Me he enamorado, total y perdidamente, de la música country. Hace unos meses descubrí una cadena de radio, la 102.5 en la FM, dónde toda la música era country, y me he convertido en fan número uno, hasta el punto de que en casa sólo quiero escuchar música de este tipo, y mis amantísimos hijos y mi marido empiezan a estar hasta las narices de mis nuevos gustos musicales. Pero es que este tipo de música es totalmente espectacular para mis sentidos. Me encanta escuchar las canciones de Thomas Rhett, de Blake Shelton, de Kelsea Ballerini y de Keith Urban, contando amores y desamores, ya sean de parejas, de amigos o de amores no correspondidos. Normalmente cantado en primera persona, y contando una historia emotiva que me permite llorar mientras me imagino mentalmente lo que los cantantes van contando en la canción. Y la música que acompaña estos versos cargados de sentimiento es sencillamente espectacular. Tonadas lentas que van acelerando, que se te quedan en la mente incluso cuando han acabado de sonar.

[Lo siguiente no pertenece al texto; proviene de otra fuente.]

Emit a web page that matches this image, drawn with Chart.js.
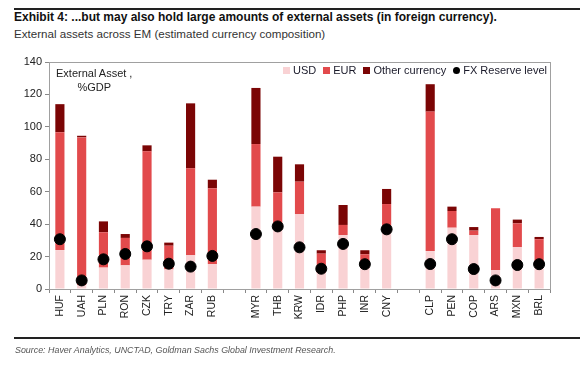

Y cuando escucho una de estas canciones, metida en mi automóvil, no me importa la cola interminable de coches que tengo delante de mi y que me conducen, demasiado lentamente, hacia mi trabajo, mientras yo tarareo, cantando a duo (en mi caso gritando) con el cantante de country correspondiente. Al llegar, intento aparcar sin éxito el coche en el parking demasiado lleno y que me obliga a usar el parking adicional, situado demasiado lejos y en el exterior del edificio, normalmente cubierto de nieve. Pero como aún guardo la canción dentro de mi, aparco contenta y no me importa caminar pisando la nieve, mientras me dirijo contenta hacia la oficina, saludando con una sonrisa a quien se cruce en mi camino.
Clic.
La magia se desvanece cuando veo la cara de pocos amigos de mi jefe, indicándome que hoy, tampoco hoy, no recibiré el premio a la persona más puntual del año.